Do the Math
Tim O'Reilly is the founder of O'Reilly Media which publishes many technical and programming manuals for all the arcane branches of system management, specific languages, operating systems, design & graphics, databases, you name it. He has been around the tech business (and the publishing business, too) for quite a while and has probably forgotten more about some of today's "new ideas" than the people who think they've invented those ideas have ever imagined. Needless to say, he's worth paying attention to when he talks about matters technical and book-related. Not least among his accomplishments, O'Reilly was involved with GNN, the first ever commercial website and the place that ran the very first banner ad.Fortunately, he sees blogging as a useful tool for plugging his product lines and his ideas and he also has a sense of humor since his corporate blog is named Radar. The M*A*S*H reference certainly tickles my fancy.

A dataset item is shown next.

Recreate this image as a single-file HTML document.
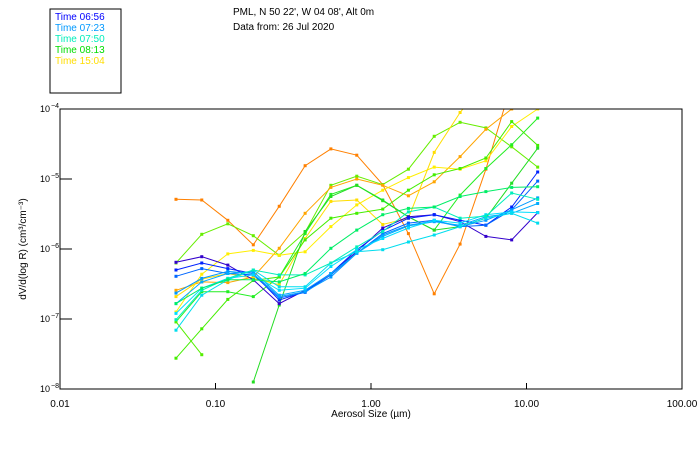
<!DOCTYPE html>
<html><head><meta charset="utf-8"><style>
body{margin:0;background:#fff;width:700px;height:450px;overflow:hidden}
svg{display:block;font-family:"Liberation Sans",sans-serif}
</style></head><body>
<svg id="chart" width="700" height="450">
<rect x="50" y="9" width="71" height="84" fill="#fff" stroke="#000"/>
<g font-size="10">
<text x="55" y="20" fill="#0000ff">Time 06:56</text>
<text x="55" y="31" fill="#0099ff">Time 07:23</text>
<text x="55" y="42" fill="#00eebb">Time 07:50</text>
<text x="55" y="53" fill="#00dd00">Time 08:13</text>
<text x="55" y="64" fill="#ffdd00">Time 15:04</text>
</g>
<text x="233" y="15" font-size="10">PML, N 50 22', W 04 08', Alt 0m</text>
<text x="233" y="30" font-size="10">Data from: 26 Jul 2020</text>
<defs><clipPath id="pc"><rect x="60" y="109" width="622" height="280"/></clipPath></defs>
<g id="series" clip-path="url(#pc)"></g>
<g id="axes"></g>
<text x="371" y="417" font-size="10" text-anchor="middle">Aerosol Size (µm)</text>
<text transform="translate(26,249) rotate(-90)" font-size="10" text-anchor="middle">dV/d(log R) (cm³/cm⁻³)</text>
</svg>
<script>
const sizes=[0.0557,0.0816,0.120,0.175,0.257,0.377,0.552,0.81,1.19,1.74,2.55,3.74,5.48,8.03,11.8];
const xTickValues=[0.01,0.1,1,10,100];
const xTickLabels=["0.01","0.10","1.00","10.00","100.00"];
const yTickExps=[-4,-5,-6,-7,-8];
const colors=["#ff8000","#66ee00","#ffa500","#ffee00","#ffdd00","#22ee22","#44ee00","#22dd22","#55ee00","#3300cc","#0022ff","#0066ff","#0099ff","#00aaff","#00ddff","#00ddee","#00eebb","#00ee66"];
// log10 of dV/dlogR
const s0=[-5.29,-5.30,-5.59,-5.94,-5.39,-4.81,-4.57,-4.66,-5.08,-5.78,-6.64,-5.93,-4.86,-3.63,-2.92];
const s1=[-6.20,-5.79,-5.64,-5.81,-6.09,-5.76,-5.09,-4.96,-5.08,-4.86,-4.39,-4.19,-4.27,-4.54,-4.83];
const s2=[-6.59,-6.47,-6.48,-6.40,-5.99,-5.49,-5.12,-5.00,-5.09,-5.24,-5.04,-4.68,-4.29,-4.00,-3.59];
const s3=[-6.90,-6.36,-6.07,-6.02,-6.09,-6.04,-5.68,-5.37,-5.16,-4.98,-4.83,-4.86,-4.74,-4.25,-4.00];
const s4=[-6.68,-6.43,-6.35,-6.42,-6.51,-5.85,-5.32,-5.30,-5.65,-5.56,-4.62,-4.05,-3.59,-3.16,-2.68];
const s5=[-7.04,-6.61,-6.61,-6.68,-6.40,-5.78,-5.22,-5.09,-5.31,-5.54,-5.73,-5.23,-4.85,-4.51,-4.13];
const s6=[-7.56,-7.14,-6.72,-6.45,-6.40,-5.87,-5.56,-5.49,-5.43,-5.16,-4.94,-4.85,-4.70,-4.18,-4.52];
const s7=[null,null,null,-7.90,-6.80,-5.75,-5.25,-5.09,-5.30,-5.54,-5.73,-5.68,-5.56,-5.06,-4.56];
const s8=[-7.04,-7.51,null,null,null,null,null,null,null,null,null,null,null,null,null];
const s9=[-6.19,-6.11,-6.23,-6.44,-6.78,-6.59,-6.35,-6.04,-5.70,-5.54,-5.51,-5.61,-5.82,-5.87,-5.48];
const s10=[-6.30,-6.20,-6.28,-6.35,-6.73,-6.61,-6.35,-6.01,-5.74,-5.56,-5.51,-5.59,-5.66,-5.40,-4.90];
const s11=[-6.39,-6.28,-6.35,-6.37,-6.70,-6.62,-6.37,-6.06,-5.78,-5.63,-5.59,-5.68,-5.66,-5.44,-5.03];
const s12=[-6.63,-6.42,-6.32,-6.35,-6.68,-6.61,-6.40,-6.06,-5.80,-5.66,-5.60,-5.68,-5.59,-5.44,-5.27];
const s13=[-6.78,-6.47,-6.35,-6.32,-6.66,-6.59,-6.35,-6.06,-5.82,-5.67,-5.61,-5.66,-5.54,-5.49,-5.35];
const s14=[-6.92,-6.56,-6.42,-6.37,-6.59,-6.56,-6.25,-6.01,-5.85,-5.70,-5.59,-5.63,-5.51,-5.47,-5.48];
const s15=[-7.16,-6.66,-6.44,-6.30,-6.54,-6.54,-6.20,-6.04,-6.01,-5.90,-5.80,-5.68,-5.56,-5.49,-5.63];
const s16=[-7.01,-6.59,-6.42,-6.30,-6.37,-6.37,-6.20,-5.97,-5.75,-5.47,-5.40,-5.56,-5.53,-5.20,-5.29];
const s17=[-6.78,-6.56,-6.44,-6.44,-6.47,-6.35,-5.99,-5.73,-5.51,-5.42,-5.40,-5.25,-5.18,-5.12,-5.11];
const allSeries=[s0,s1,s2,s3,s4,s5,s6,s7,s8,s9,s10,s11,s12,s13,s14,s15,s16,s17];

const NS="http://www.w3.org/2000/svg";
const L=60,R=682,T=109,B=389;
function xs(v){return L+(Math.log10(v)+2)/4*(R-L);}
function ys(e){return T+(-4-e)/4*(B-T);}
function mk(tag,attrs,parent){const el=document.createElementNS(NS,tag);for(const k in attrs)el.setAttribute(k,attrs[k]);parent.appendChild(el);return el;}

const sg=document.getElementById('series');
allSeries.forEach((s,i)=>{
  const g=mk('g',{},sg);
  
  
  let d='';let pen=false;
  s.forEach((v,j)=>{if(v===null){pen=false;return;}d+=(pen?'L':'M')+xs(sizes[j]).toFixed(1)+' '+ys(v).toFixed(1);pen=true;});
  const p=mk('path',{d:d,fill:'none',stroke:colors[i],'stroke-width':1},g);
  
  
  s.forEach((v,j)=>{if(v===null)return;
    const r=mk('rect',{x:xs(sizes[j])-1.5,y:ys(v)-1.5,width:3,height:3,fill:colors[i]},g);
    
    
  });
});

const ax=document.getElementById('axes');
const frame=mk('rect',{x:L,y:T,width:R-L,height:B-T,fill:'none',stroke:'#000','stroke-width':1},ax);


xTickValues.forEach((v,i)=>{
  const x=xs(v);
  const t=mk('line',{x1:x,x2:x,y1:B,y2:B-6,stroke:'#000'},ax);
  
  
  const lb=mk('text',{x:x,y:407,'font-size':10,'text-anchor':'middle'},ax);
  lb.textContent=xTickLabels[i];
  
  
});
yTickExps.forEach(e=>{
  const y=ys(e);
  const t=mk('line',{x1:L,x2:L+12,y1:y,y2:y,stroke:'#000'},ax);
  
  
  const lb=mk('text',{x:50,y:y+3,'font-size':9,'text-anchor':'end'},ax);
  lb.textContent='10';
  
  
  const sp=mk('text',{x:51,y:y-1,'font-size':7},ax);
  sp.textContent=String(e).replace('-','−');
  
  
});
</script>
</body></html>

In a recent post, O'Reilly has some pointed, intelligent and business-like things to say about one of our favorite topics, the Kindle, as well as about e-book pricing, potential markets, making a profit and other relevant issues. He observes the enthusiastic and optimistic chat about how e-books need to be priced at no more than $5 each to broaden the market and how some writers have expectations, or at least hopes, that they will get rich, or at least make lots more money, selling updates to people who buy their book for the Kindle. ("I'll sell 40,000 e-book copies of my book and 25% of those people will pay me an annual fee for the updates and maybe I'll make some money by making my e-books ad-supported as well and...")
He applies hard-won knowledge of the ways of the marketplace (Think no more than 1%, not 25% as a likely subscriber ratio and don't forget that Amazon will take 65% of each sale since you're a solo content-provider...) and brings things down to earth. I can taste the reality in what he has to say because I've had my own versions of that glorious optimism and the inevitable sober reflection when the final picture doesn't turn out to be as rosy as the hopes that propelled the initial effort.

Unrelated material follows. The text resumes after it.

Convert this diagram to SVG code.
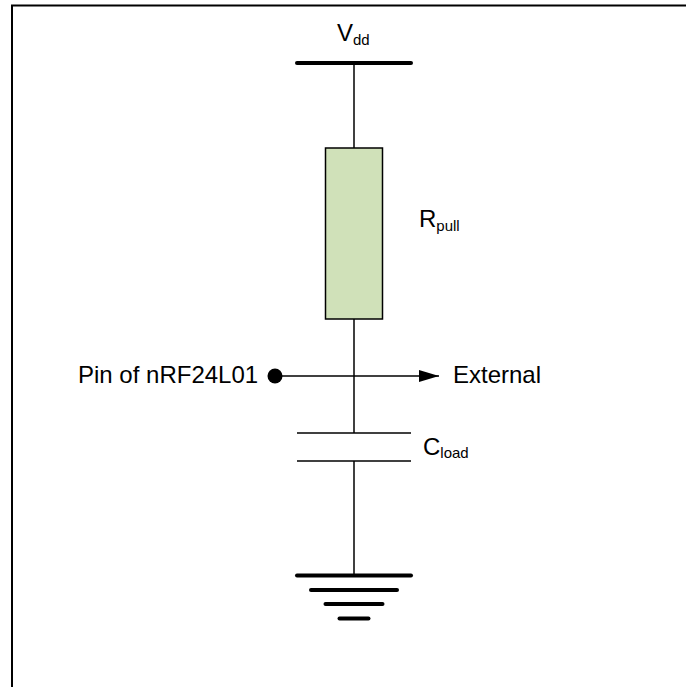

What he says may be discouraging on one level but it isn't intended to discourage. It's intended to make people think in terms that can actually be realized. It's intended to make people actually do the math and realize that if you sell too cheaply, you aren't necessarily going to make it up on volume. (Although that's an experiment that probably should be tried in multiple variations.) It's intended to make certain that rational planning and disciplined expectations rule the day and that massive disappointment down the line is less likely because "irrational exuberance" is not the order of the day.
By the way, not only does what O'Reilly say make sense, he elicits voluminous comments and a much higher percentage of them make sense than I'm used to seeing in most other blogs. I'm planning to add his blog to my must list.